Real estate asset-based lending is based almost exclusively on real estate assets used as collateral for financing. After receiving all of the financial documentation on the property, the lender will perform a cash flow analysis to determine the property’s viability as an asset. It will factor in the projected rental income and account for expenses such as property taxes, insurance and maintenance to arrive at a net cash flow. The analysis is used to determine the amount of loan, which can be as high as 70% loan-to-value (LTV). With most asset-based loans, the loan term ranges from one to five years, allowing enough time to prepare the property for resale or arrange for traditional refinancing.

Qualifying for a Real Estate Asset-Based Loan

The good news is that asset-based lenders don’t usually require an in depth application involving pages and pages of an investor’s personal financials. However, it does require thorough documentation of the property and the investor’s plans for managing it. To arrive at a loan amount and a rate of interest, the lender will consider the investment objective, the anticipated return on investment, the as-is and after repair value of the property and the investor’s exit strategy. The more detailed documentation and financials an investor provides on the investment, the more likely the lender will view it in the same light, though that isn’t always the case.
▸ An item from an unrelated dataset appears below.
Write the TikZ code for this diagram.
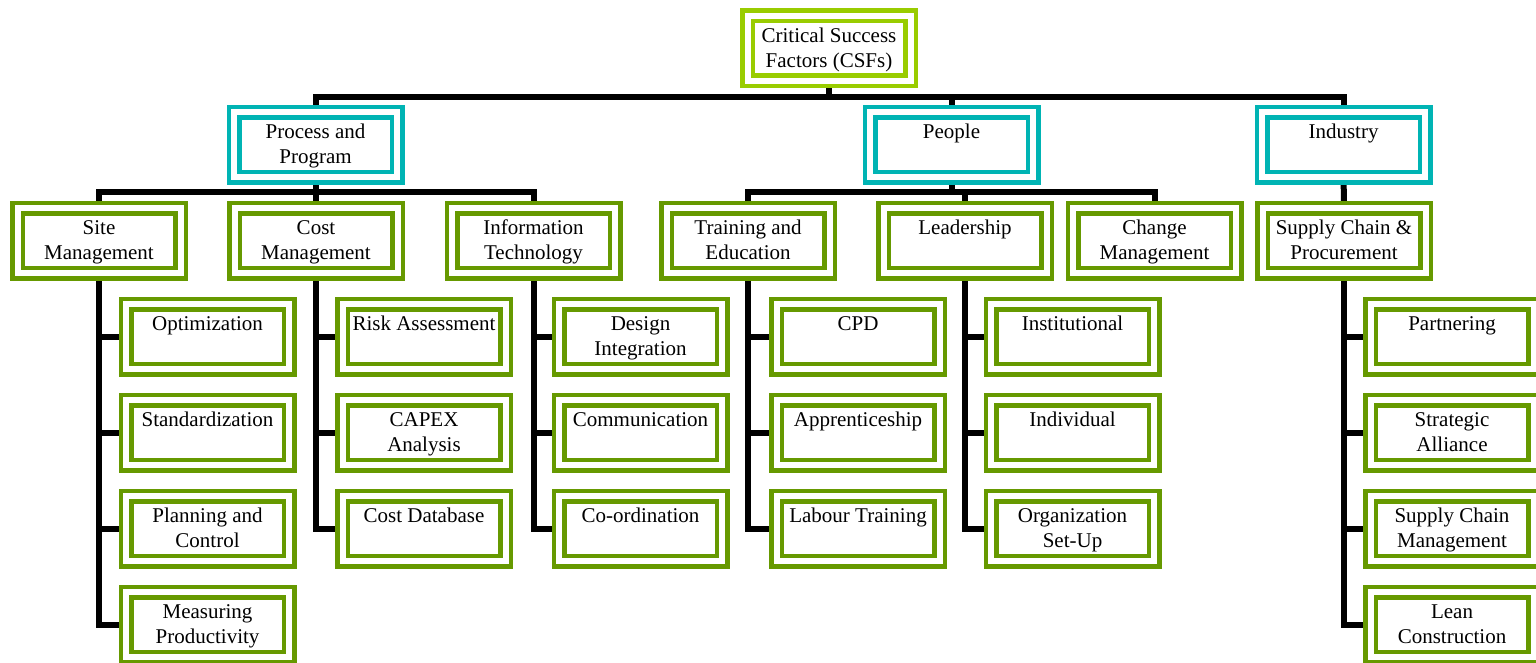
\documentclass[tikz,border=0pt]{standalone}
\usepackage{fontspec}
\setmainfont{Liberation Serif}
\usetikzlibrary{backgrounds}
\definecolor{tealc}{RGB}{0,180,180}
\definecolor{rootg}{RGB}{153,204,0}
\definecolor{leafg}{RGB}{102,153,0}
\newcommand{\bxt}[1]{\parbox[c][65pt][t]{163pt}{\fontsize{21}{25}\selectfont\centering\rule{0pt}{26.5pt}#1}}
\tikzset{
  box/.style={draw=#1, double=white, line width=4.5pt, double distance=6pt, fill=white, inner sep=0pt},
  conn/.style={line width=6pt, draw=black}
}
\begin{document}
\begin{tikzpicture}[x=1pt,y=-1pt]
\useasboundingbox (0,0) rectangle (1536,662);
% root and level 2
\node[box=rootg] (root) at (829,48) {\bxt{Critical Success\\Factors (CSFs)}};
\node[box=tealc] (pp) at (315.5,144.5) {\bxt{Process and\\Program}};
\node[box=tealc] (ppl) at (951.5,144.5) {\bxt{People}};
\node[box=tealc] (ind) at (1343.5,144.5) {\bxt{Industry}};
% level 3
\node[box=leafg] (site) at (99,240.5) {\bxt{Site\\Management}};
\node[box=leafg] (cost) at (316,240.5) {\bxt{Cost\\Management}};
\node[box=leafg] (it) at (533.5,240.5) {\bxt{Information\\Technology}};
\node[box=leafg] (train) at (748,240.5) {\bxt{Training and\\Education}};
\node[box=leafg] (lead) at (965,240.5) {\bxt{Leadership}};
\node[box=leafg] (chg) at (1154.5,240.5) {\bxt{Change\\Management}};
\node[box=leafg] (sup) at (1344,240.5) {\bxt{Supply Chain \&\\Procurement}};
% level 4
\node[box=leafg] (s1) at (207.5,336.5) {\bxt{Optimization}};
\node[box=leafg] (s2) at (207.5,432.5) {\bxt{Standardization}};
\node[box=leafg] (s3) at (207.5,528.5) {\bxt{Planning and\\Control}};
\node[box=leafg] (s4) at (207.5,624.5) {\bxt{Measuring\\Productivity}};
\node[box=leafg] (c1) at (424,336.5) {\bxt{Risk Assessment}};
\node[box=leafg] (c2) at (424,432.5) {\bxt{CAPEX\\Analysis}};
\node[box=leafg] (c3) at (424,528.5) {\bxt{Cost Database}};
\node[box=leafg] (i1) at (640.5,336.5) {\bxt{Design\\Integration}};
\node[box=leafg] (i2) at (640.5,432.5) {\bxt{Communication}};
\node[box=leafg] (i3) at (640.5,528.5) {\bxt{Co-ordination}};
\node[box=leafg] (t1) at (858,336.5) {\bxt{CPD}};
\node[box=leafg] (t2) at (858,432.5) {\bxt{Apprenticeship}};
\node[box=leafg] (t3) at (858,528.5) {\bxt{Labour Training}};
\node[box=leafg] (l1) at (1072.5,336.5) {\bxt{Institutional}};
\node[box=leafg] (l2) at (1072.5,432.5) {\bxt{Individual}};
\node[box=leafg] (l3) at (1072.5,528.5) {\bxt{Organization\\Set-Up}};
\node[box=leafg] (p1) at (1452,336.5) {\bxt{Partnering}};
\node[box=leafg] (p2) at (1452,432.5) {\bxt{Strategic\\Alliance}};
\node[box=leafg] (p3) at (1452,528.5) {\bxt{Supply Chain\\Management}};
\node[box=leafg] (p4) at (1452,624.5) {\bxt{Lean\\Construction}};
\begin{scope}[on background layer]
\coordinate (b1) at (0,97);
\coordinate (b2) at (0,192);
\draw[conn] (root.center) -- (root |- b1);
\draw[conn] (pp.center) |- (ind |- b1) -- (ind.center);
\draw[conn] (ppl.center) -- (ppl |- b1);
\draw[conn] (pp.center) -- (pp |- b2);
\draw[conn] (site.center) |- (it |- b2) -- (it.center);
\draw[conn] (cost.center) -- (cost |- b2);
\draw[conn] (ppl.center) -- (ppl |- b2);
\draw[conn] (train.center) |- (chg |- b2) -- (chg.center);
\draw[conn] (lead.center) -- (lead |- b2);
\draw[conn] (ind.center) -- (sup.center);
% leaves
\draw[conn] (site.center) |- (s4.center);
\draw[conn] (site |- s1) -- (s1.center);
\draw[conn] (site |- s2) -- (s2.center);
\draw[conn] (site |- s3) -- (s3.center);
\draw[conn] (cost.center) |- (c3.center);
\draw[conn] (cost |- c1) -- (c1.center);
\draw[conn] (cost |- c2) -- (c2.center);
\draw[conn] (it.center) |- (i3.center);
\draw[conn] (it |- i1) -- (i1.center);
\draw[conn] (it |- i2) -- (i2.center);
\draw[conn] (train.center) |- (t3.center);
\draw[conn] (train |- t1) -- (t1.center);
\draw[conn] (train |- t2) -- (t2.center);
\draw[conn] (lead.center) |- (l3.center);
\draw[conn] (lead |- l1) -- (l1.center);
\draw[conn] (lead |- l2) -- (l2.center);
\draw[conn] (sup.center) |- (p4.center);
\draw[conn] (sup |- p1) -- (p1.center);
\draw[conn] (sup |- p2) -- (p2.center);
\draw[conn] (sup |- p3) -- (p3.center);
\end{scope}
\end{tikzpicture}
\end{document}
The other good news is that the application and approval process for an asset-based real estate loan is far easier and shorter than with traditional real estate financing. In many cases, an investor can have a loan approved and funded within one to two weeks. With most asset-based lenders, investors will be required to come up with a 5% down payment.

The Advantages of Real Estate Asset-Based Financing

Investors of any size or stripe can benefit from asset-based real estate financing, especially those who want to leverage cash flows across several properties and maximize loan proceeds. Property cash flows are the primary determinant of how much real estate an investor can buy. Beyond that, there are several advantages afforded to investors:

  • Loan qualification is asset-based, not credit-based
  • Financing not dependent on personal or business assets
  • Quick loan turnaround in a fast-moving market
  • Low down payment requirements

Real Estate Asset-Based Financing Lifts all Investors

For new investors who just want to invest in a rental property as a way to supplement their income, or seasoned investors who want to build their portfolio, asset-based real estate financing now makes it possible for anyone with a viable investment property to finance it using primarily other people’s money.  Asset-based lending breathes new life into real estate investors who have been turned down by traditional lenders due to carrying too much mortgage debt or not having sufficient personal income. If it can be clearly demonstrated that an investment property will generate sufficient positive cash flow to cover the mortgage payment and other expenses, a real estate asset-based lender is likely to step up.